As today, when one of the existing certificates changes, Strimzi will automatically roll the operand to update the trusted certificates.
The same will happen also when a new record is added to the Secret that matches the extension - e.g. ca-4.crt
.
In the scenario described in the Motivation section, the new API will work like this:
- Strimzi generates the new CA public and private keys and stores the new CA public key as
ca.crt
in the Kubernetes Secret. The public key of the old CA is renamed toca-<timestamp>.crt
. - Strimzi starts rolling the Kafka brokers to make sure they trust the new CA. At this point in time, the Kafka brokers still use the old server certificates signed by the old CA.
- The Kafka client based operand (e.g. Kafka Connect cluster) using the new
.spec.tls
configuration:detects that thetls: trustedCertificates: - secretName: my-cluster-cluster-ca-cert pattern: "*.crt"
ca.crt
in the Secret was updated and a newca-<timestamp>.crt
added, triggering a rolling update of the operand to use the new CA. After the rolling update, it trusts both the old and new CAs and continues working without any problems while the CA is being replaced. - After all brokers are rolled to trust the new CA, another rolling update happens and new server certificates signed by the new CA are rolled out to the Kafka brokers in another rolling update.
- Once all brokers are rolled once again and use the new CA, the operand such as Kafka Connect will be able to connect again and start working.
The impact and length of the outage will depend on many different aspects:
- How many nodes does the operand such as Kafka Connect have. If it is only one replica, the whole operand will be down.

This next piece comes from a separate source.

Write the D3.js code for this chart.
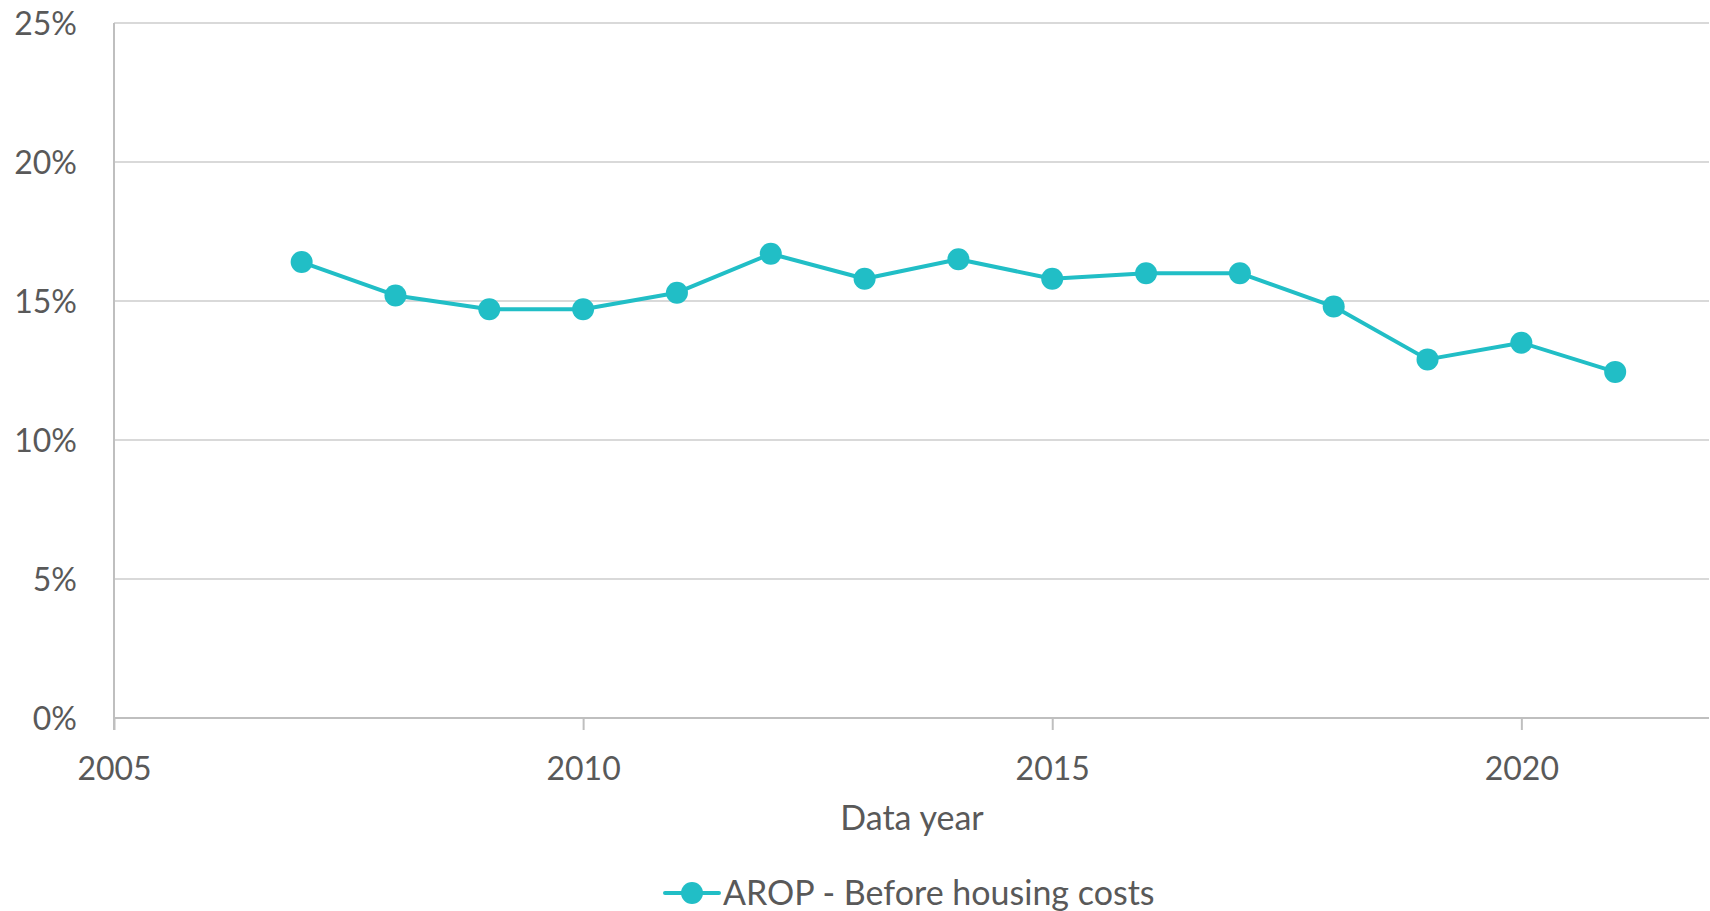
<!DOCTYPE html>
<html lang="en">
<head>
    <meta charset="UTF-8">
    <title>AROP - Before housing costs</title>
    <script src="https://d3js.org/d3.v7.min.js" charset="utf-8"></script>
    <style>
        body {
            margin: 0;
            background: #fff;
        }
        text {
            font-family: Lato, "Open Sans", sans-serif;
            fill: #595959;
        }
    </style>
</head>
<body>
    <script>
        var width = 1710;
        var height = 911;

        // data
        var years = [2007, 2008, 2009, 2010, 2011, 2012, 2013, 2014,
            2015, 2016, 2017, 2018, 2019, 2020, 2021];
        var arop = [16.4, 15.2, 14.7, 14.7, 15.3, 16.7, 15.8, 16.5,
            15.8, 16.0, 16.0, 14.8, 12.9, 13.5, 12.45];
        var xTicks = [2005, 2010, 2015, 2020];
        var yTicks = [0, 5, 10, 15, 20, 25];
        var seriesName = "AROP - Before housing costs";
        var xTitle = "Data year";

        var margin = {top: 23, right: 1, bottom: 193, left: 114};
        var color = "#21bec6";

        var svg = d3.select("body")
            .append("svg")
            .attr("width", width)
            .attr("height", height);

        var x = d3.scaleLinear()
            .domain([2005, 2022])
            .range([margin.left, width - margin.right]);

        var y = d3.scaleLinear()
            .domain([0, 25])
            .range([height - margin.bottom, margin.top]);

        // gridlines
        svg.append("g")
            .selectAll("line")
            .data(yTicks.slice(1))
            .enter()
            .append("line")
            .attr("x1", x.range()[0])
            .attr("x2", x.range()[1])
            .attr("y1", d => y(d))
            .attr("y2", d => y(d))
            .attr("stroke", "#d9d9d9")
            .attr("stroke-width", 2);

        // y axis
        var yAxis = svg.append("g")
            .attr("transform", "translate(" + margin.left + ",0)")
            .call(d3.axisLeft(y).tickValues(yTicks).tickSize(0).tickPadding(37)
                .tickFormat(d => d + "%"));
        yAxis.select(".domain").remove();
        yAxis.selectAll("text")
            .attr("font-size", 32)
            .attr("dy", "0.35em");

        svg.append("line")
            .attr("x1", margin.left).attr("x2", margin.left)
            .attr("y1", y(25)).attr("y2", y(0) + 12)
            .attr("stroke", "#bfbfbf")
            .attr("stroke-width", 2);

        // x axis
        var xAxis = svg.append("g")
            .attr("transform", "translate(0," + y(0) + ")")
            .call(d3.axisBottom(x).tickValues(xTicks).tickSize(12).tickPadding(23)
                .tickFormat(d3.format("d")));
        xAxis.select(".domain")
            .attr("d", "M" + x.range()[0] + ",0H" + x.range()[1])
            .attr("stroke", "#bfbfbf")
            .attr("stroke-width", 2);
        xAxis.selectAll(".tick line")
            .attr("stroke", "#bfbfbf")
            .attr("stroke-width", 2);
        xAxis.selectAll("text")
            .attr("font-size", 32)
            .attr("dy", "0.85em");

        svg.append("text")
            .attr("x", 912)
            .attr("y", 830)
            .attr("text-anchor", "middle")
            .attr("font-size", 34)
            .text(xTitle);

        // series
        var line = d3.line()
            .x((d, i) => x(years[i]))
            .y(d => y(d));

        svg.append("path")
            .datum(arop)
            .attr("fill", "none")
            .attr("stroke", color)
            .attr("stroke-width", 4)
            .attr("stroke-linejoin", "round")
            .attr("d", line);

        svg.append("g")
            .selectAll("circle")
            .data(arop)
            .enter()
            .append("circle")
            .attr("cx", (d, i) => x(years[i]))
            .attr("cy", d => y(d))
            .attr("r", 11)
            .attr("fill", color);

        // legend
        var legend = svg.append("g")
            .attr("transform", "translate(692,893)");
        legend.append("line")
            .attr("x1", -27).attr("x2", 27)
            .attr("stroke", color)
            .attr("stroke-width", 4)
            .attr("stroke-linecap", "round");
        legend.append("circle")
            .attr("r", 11)
            .attr("fill", color);
        legend.append("text")
            .attr("x", 31)
            .attr("y", 12)
            .attr("font-size", 34)
            .text(seriesName);
    </script>
</body>
</html>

With multiple replicas, only one replica should be down.
- How big and busy the Kafka cluster is. A small cluster might take few minutes to move to the new CA completely. A big cluster with many nodes that are busy and need more time to re-sync between restarts might take much longer.

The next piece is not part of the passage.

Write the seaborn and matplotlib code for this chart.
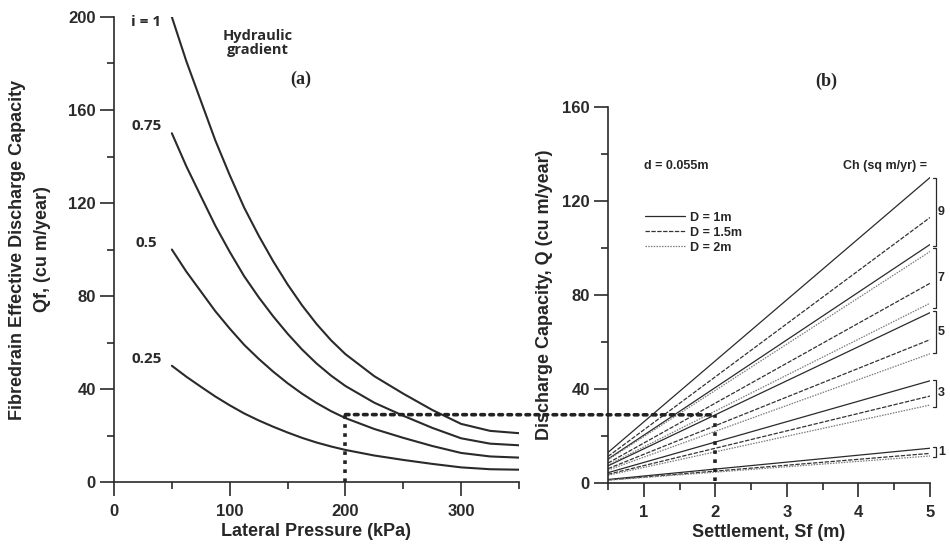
import pandas as pd
import seaborn as sns
import matplotlib.pyplot as plt
from matplotlib.patches import ConnectionPatch
from matplotlib.ticker import MultipleLocator

# (a) effective discharge capacity vs lateral pressure, one curve per hydraulic gradient
pressure = [50, 62.5, 75, 87.5, 100, 112.5, 125, 137.5, 150, 162.5, 175, 187.5,
            200, 225, 250, 275, 300, 325, 350]
qf_i100 = [200, 181, 164, 147, 132, 118, 106, 95, 85, 76, 68, 61,
           55, 45.5, 38, 31, 25, 22, 21]
qf_i075 = [150, 135.8, 123, 110.3, 99, 88.5, 79.5, 71.3, 63.8, 57, 51, 45.8,
           41.3, 34.1, 28.5, 23.3, 18.8, 16.5, 15.8]
qf_i050 = [100, 90.5, 82, 73.5, 66, 59, 53, 47.5, 42.5, 38, 34, 30.5,
           27.5, 22.8, 19, 15.5, 12.5, 11, 10.5]
qf_i025 = [50, 45.3, 41, 36.8, 33, 29.5, 26.5, 23.8, 21.3, 19, 17, 15.3,
           13.8, 11.4, 9.5, 7.8, 6.3, 5.5, 5.3]
gradient_labels = ["i = 1", "0.75", "0.5", "0.25"]

# (b) discharge capacity vs settlement, straight lines from Sf=0.5 to Sf=5
settlement = [0.5, 5.0]
ch_values = ["9", "7", "5", "3", "1"]
q_start_d1 = [13.0, 10.2, 7.3, 4.4, 1.5]
q_start_d15 = [11.3, 8.5, 6.1, 3.7, 1.3]
q_start_d2 = [9.9, 7.7, 5.5, 3.3, 1.2]
q_end_d1 = [130, 101.5, 72.5, 43.5, 14.8]
q_end_d15 = [113, 85, 61, 37, 12.6]
q_end_d2 = [98.5, 76.5, 55, 33.2, 11.5]
drain_labels = ["D = 1m", "D = 1.5m", "D = 2m"]
bracket_top = [130, 100, 73, 44, 15.3]
bracket_bottom = [101, 74.5, 55.5, 32.5, 11]

# dotted read-off guide
guide_p = 200
guide_q = 29
guide_sf = 2

sns.set_style("ticks")
plt.rcParams["font.family"] = ["Liberation Sans", "DejaVu Sans"]
plt.rcParams["font.weight"] = "bold"
plt.rcParams["axes.labelweight"] = "bold"
ink = "#2a2a2a"
plt.rcParams["axes.edgecolor"] = ink
plt.rcParams["xtick.color"] = ink
plt.rcParams["ytick.color"] = ink

fig = plt.figure(figsize=(9.5, 5.5), dpi=100)
ax1 = fig.add_axes([0.12, 0.1236, 0.4263, 0.8455])
ax2 = fig.add_axes([0.64, 0.1218, 0.339, 0.6836])

# left panel
curves = [qf_i100, qf_i075, qf_i050, qf_i025]
left_rows = []
for lab, vals in zip(gradient_labels, curves):
    for p, q in zip(pressure, vals):
        left_rows.append({"P": p, "Qf": q, "i": lab})
df_left = pd.DataFrame(left_rows)
sns.lineplot(data=df_left, x="P", y="Qf", units="i", estimator=None,
             color=ink, linewidth=1.5, legend=False, ax=ax1)

for lab, vals in zip(gradient_labels, curves):
    ax1.text(28, vals[0] - 2 if lab == "i = 1" else vals[0] + 3, lab,
             ha="center", va="center", fontsize=11, family="Open Sans",
             fontweight="bold", color=ink)
ax1.text(124, 189, "Hydraulic\ngradient", ha="center", va="center",
         fontsize=10.5, family="Open Sans", fontweight="bold", color=ink,
         linespacing=1.0)
ax1.text(161, 173, "(a)", ha="center", va="center", fontsize=13,
         family="Liberation Serif", fontweight="bold")

ax1.set_xlim(0, 350)
ax1.set_ylim(0, 200)
ax1.xaxis.set_major_locator(MultipleLocator(100))
ax1.xaxis.set_minor_locator(MultipleLocator(50))
ax1.yaxis.set_major_locator(MultipleLocator(40))
ax1.yaxis.set_minor_locator(MultipleLocator(20))
ax1.set_xlabel("Lateral Pressure (kPa)", fontsize=13, labelpad=3)
ax1.set_ylabel("Fibredrain Effective Discharge Capacity\nQf, (cu m/year)",
               fontsize=13, linespacing=1.6)
ax1.yaxis.set_label_coords(-0.155, 0.5)

# right panel
right_rows = []
for dlab, starts, ends in zip(drain_labels, [q_start_d1, q_start_d15, q_start_d2],
                              [q_end_d1, q_end_d15, q_end_d2]):
    for ch, q0, q1 in zip(ch_values, starts, ends):
        right_rows.append({"Sf": settlement[0], "Q": q0, "D": dlab, "Ch": ch})
        right_rows.append({"Sf": settlement[1], "Q": q1, "D": dlab, "Ch": ch})
df_right = pd.DataFrame(right_rows)
sns.lineplot(data=df_right, x="Sf", y="Q", hue="D", style="D", units="Ch",
             estimator=None, linewidth=0.9,
             palette={"D = 1m": ink, "D = 1.5m": "#333333", "D = 2m": "#7a7a7a"},
             dashes={"D = 1m": "", "D = 1.5m": (3.5, 1.2), "D = 2m": (1.2, 1.0)},
             ax=ax2)
sns.move_legend(ax2, "upper left", bbox_to_anchor=(0.115, 0.722), frameon=False,
                title=None, fontsize=9, handlelength=3.2, handletextpad=0.4,
                labelspacing=0.25, borderaxespad=0, borderpad=0)

for top, bot, ch in zip(bracket_top, bracket_bottom, ch_values):
    ax2.plot([5.04, 5.085, 5.085, 5.04], [top, top, bot, bot], color=ink,
             linewidth=0.9, clip_on=False)
    ax2.text(5.11, (top + bot) / 2, ch, ha="left", va="center", fontsize=9,
             clip_on=False)

ax2.text(1.0, 135, "d = 0.055m", ha="left", va="center", fontsize=9)
ax2.text(3.78, 135, "Ch (sq m/yr) =", ha="left", va="center", fontsize=9,
         clip_on=False)
ax2.text(3.55, 171, "(b)", ha="center", va="center", fontsize=13,
         family="Liberation Serif", fontweight="bold", clip_on=False)

ax2.set_xlim(0.5, 5)
ax2.set_ylim(0, 160)
ax2.xaxis.set_major_locator(MultipleLocator(1))
ax2.xaxis.set_minor_locator(MultipleLocator(0.5))
ax2.yaxis.set_major_locator(MultipleLocator(40))
ax2.yaxis.set_minor_locator(MultipleLocator(20))
ax2.set_xlabel("Settlement, Sf (m)", fontsize=13, labelpad=3)
ax2.set_ylabel("Discharge Capacity, Q (cu m/year)", fontsize=13)
ax2.yaxis.set_label_coords(-0.17, 0.5)

for ax in (ax1, ax2):
    sns.despine(ax=ax)
    ax.spines["left"].set_linewidth(1.2)
    ax.spines["bottom"].set_linewidth(1.2)
    ax.tick_params(which="major", direction="out", length=10, width=1.2,
                   labelsize=12)
    ax.tick_params(which="minor", direction="out", length=5, width=1.2)
    ax.tick_params(axis="x", which="major", pad=6)
    ax.tick_params(axis="y", which="major", pad=3)

# dotted guide: vertical on both panels, horizontal across the gap
dot = dict(color="#222222", linewidth=2.6, linestyle=(0, (1, 1.5)))
ax1.plot([guide_p, guide_p], [0, guide_q], clip_on=False, **dot)
ax2.plot([guide_sf, guide_sf], [1, guide_q], **dot)
link = ConnectionPatch(xyA=(guide_p, guide_q), coordsA="data", axesA=ax1,
                       xyB=(guide_sf, guide_q), coordsB="data", axesB=ax2,
                       zorder=10, **dot)
fig.add_artist(link)

fig.savefig("out.png", dpi=100)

- After all brokers (and other components such as ZooKeeper, Topic and User Operator, Cruise Control etc.) use the new CA, another rolling update will be done to completely remove the trust to the old CA by removing the earlier
ca-<timestamp>.crt
from the Secret and rolling all components once again. This last rolling update does not impact operands such as Kafka Connect. - The removal of
ca-<timestamp>.crt
from the Secret will cause rolling update of the client-based operand (e.g. Connect). This rolling update will remove the trust to the old CA from the operand as well. This is an additional rolling update that happens when the new API is used.
The Strimzi Cluster Operator will not do any validation of the matching records found in the Secret. If they contain certificates in unsupported format or non-certificate records, it might cause the operand pods to crash loop while trying to use them. This does not differ from the current API where also no validation happens inside the Cluster Operator.
The examples for the operands based on Kafka clients will be updated to use the new field:
tls:
trustedCertificates:
- secretName: my-cluster-cluster-ca-cert
pattern: "*.crt"
This will make sure that when used with a Strimzi based cluster, everything - including CA replacement - will work without any outages and issues.
This proposal affects only the Strimzi Cluster Operator project.
There is no impact on backwards compatibility. This proposal does not remove any Strimzi APIs. It only extends them. All existing custom resources will work without any change.
A new field extension
would be added to the trusted certificate API.
It would specify an extension of the files inside the Secret that should be used.
For example:
tls:
trustedCertificates:
- secretName: my-cluster-cluster-ca-cert
extension: crt
This was rejected in favor of using the matching pattern which was deemed more user-friendly.
Regular expressions can be used instead of using the glob patterns. However, when using a regular expressions:
- The correct value would depend on where is it applied (e.g. in Java, in shell when starting the container image, in some different language in the future).
- For non-expert users it might be hard to understand the exact format and the different regular expression variants.
- It would be hard to validate the the pattern / regular expression.
That is why this option was rejected.
The matching pattern could be hardcoded in the Strimzi source code instead of being configurable.
It would be hardcoded to *.crt
and always match Secret entries with the crt
extension.
This option was rejected because in some cases, users might use different extension such as .pem
for public keys and having it hardcoded might make it not work for them.
Another option - similar to the previous one - was to keep the pattern
field.
But make specifying pattern
(as well as certificate
) fully optional.
For example:
tls:
trustedCertificates:
- secretName: my-cluster-cluster-ca-cert
And when none of them would be specified, it will be treated as if pattern
was set to *.crt
.
This is something what can be considered and added even later if desired.